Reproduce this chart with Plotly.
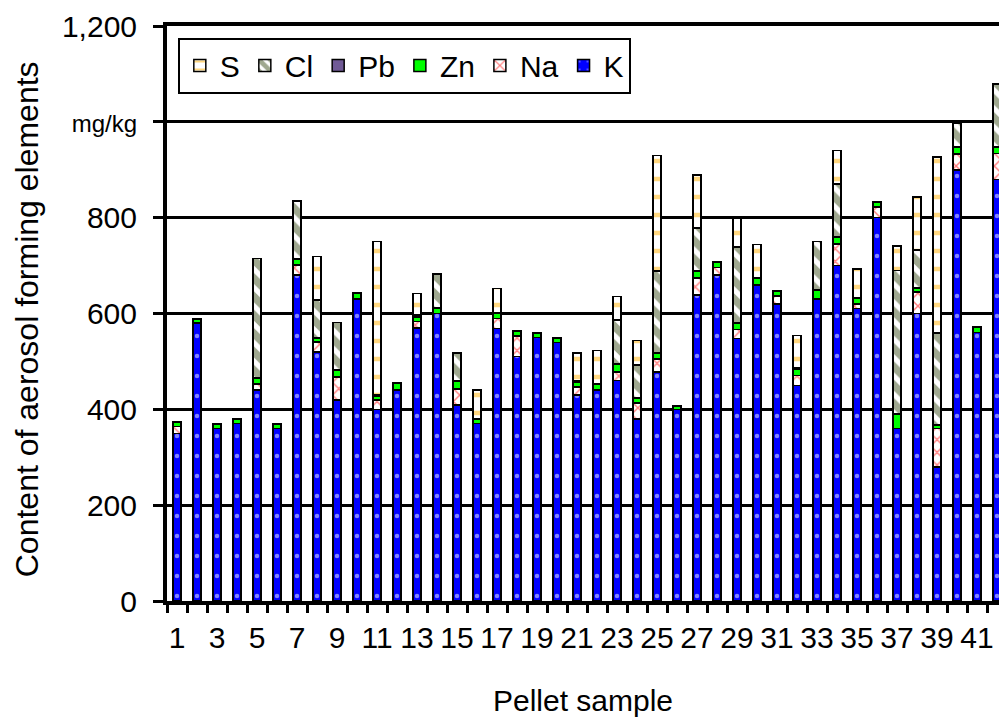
import plotly.graph_objects as go

samples = list(range(1, 43))
K  = [350, 580, 360, 370, 440, 360, 680, 520, 420, 630, 400, 440, 570, 600, 409, 370, 569, 510, 550, 540, 430,
      440, 460, 380, 478, 400, 639, 680, 548, 660, 620, 450, 630, 700, 610, 800, 360, 600, 280, 900, 560, 880]
Na = [14, 0, 0, 0, 13, 0, 21, 21, 48, 0, 19, 0, 13, 0, 33, 0, 21, 43, 0, 0, 17,
      0, 18, 33, 27, 0, 35, 16, 19, 0, 17, 21, 0, 45, 10, 22, 0, 45, 80, 33, 0, 54]
Zn = [9, 8, 9, 9, 12, 9, 12, 7, 13, 13, 9, 15, 10, 10, 16, 9, 10, 10, 8, 8, 10,
      12, 16, 10, 13, 7, 14, 10, 12, 14, 10, 12, 19, 14, 12, 10, 29, 7, 7, 15, 11, 14]
Pb = [1] * 42
Cl = [0, 0, 0, 0, 249, 0, 121, 79, 99, 0, 2, 0, 3, 71, 59, 0, 0, 0, 0, 0, 2,
      0, 91, 69, 170, 0, 89, 0, 159, 0, 0, 2, 100, 110, 0, 0, 300, 80, 191, 49, 0, 130]
S  = [0, 0, 0, 0, 0, 0, 0, 91, 0, 0, 319, 0, 45, 0, 0, 60, 51, 0, 0, 0, 58,
      70, 50, 51, 241, 0, 111, 0, 59, 69, 0, 68, 0, 70, 60, 0, 51, 110, 368, 0, 0, 0]

x_tick_vals = list(range(1, 42, 2))
x_tick_text = [str(v) for v in x_tick_vals]
y_tick_vals = [0, 200, 400, 600, 800, 1000, 1200]
y_tick_text = ["0", "200", "400", "600", "800", '<span style="font-size:24px">mg/kg</span>', "1,200"]
y_title = "Content of aerosol forming elements"
x_title = "Pellet sample"

FONT = "Liberation Sans, Arial, sans-serif"
outline = dict(color="black", width=1.5)

series = [
    ("K", K, dict(color="#0000FF", line=outline,
                  pattern=dict(shape=".", fgcolor="white", bgcolor="#0000FF", size=20, solidity=0.04))),
    ("Na", Na, dict(color="white", line=outline,
                    pattern=dict(shape="x", fgcolor="#FF0000", bgcolor="white", size=9, solidity=0.3))),
    ("Zn", Zn, dict(color="#00FF00", line=outline)),
    ("Pb", Pb, dict(color="#705A96", line=outline)),
    ("Cl", Cl, dict(color="white", line=outline,
                    pattern=dict(shape="\\", fgcolor="#3F5220", bgcolor="white", size=13, solidity=0.6))),
    ("S", S, dict(color="white", line=outline,
                  pattern=dict(shape="-", fgcolor="#FFB000", bgcolor="white", size=18, solidity=0.25))),
]

fig = go.Figure()
for name, vals, marker in series:
    fig.add_trace(go.Bar(x=samples, y=vals, name=name, marker=marker, width=0.42))

L, R_EDGE = 167, 999
fig.update_layout(
    barmode="stack",
    width=999, height=717,
    margin=dict(l=L, r=0, t=26, b=116),
    paper_bgcolor="white", plot_bgcolor="white",
    font=dict(family=FONT, size=30, color="black"),
    legend=dict(orientation="h", traceorder="reversed", x=0.013, xanchor="left", y=0.98, yanchor="top",
                bgcolor="white", bordercolor="black", borderwidth=2, font=dict(size=30)),
    xaxis=dict(range=[0.5, 42.1], tickmode="array", tickvals=x_tick_vals, ticktext=x_tick_text,
               ticks="", ticklabelstandoff=7, showgrid=False, zeroline=False,
               showline=True, linecolor="black", linewidth=4, mirror=True,
               minor=dict(tickmode="linear", tick0=0.5, dtick=1, ticks="outside", ticklen=8,
                          tickwidth=3, tickcolor="black", showgrid=False),
               title=dict(text=x_title, font=dict(size=30), standoff=39)),
    yaxis=dict(range=[0, 1200], tickmode="array", tickvals=y_tick_vals, ticktext=y_tick_text,
               ticks="outside", ticklen=10, tickwidth=3, tickcolor="black", ticklabelstandoff=10,
               showgrid=True, gridcolor="black", gridwidth=2.5, zeroline=False,
               showline=True, linecolor="black", linewidth=4),
    annotations=[dict(text=y_title, textangle=-90, xref="paper", yref="paper",
                      x=(27 - L) / (R_EDGE - L), y=0.49, xanchor="center", yanchor="middle",
                      showarrow=False, font=dict(size=32))],
)

# remove the page's default body margin so the figure fills the 999x717 window exactly
fig.write_html("out.html", config={"displayModeBar": False},
               post_script="document.body.style.margin='0px';document.body.style.overflow='hidden';")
#####
▶ **What to do**
Reproduce exactly the run of lines that opens the listing and closes with the line holding "import plotly.graph_objects as go". Pictures are excluded.

▶ **Reply**
Reproduce this chart with Plotly.
import plotly.graph_objects as go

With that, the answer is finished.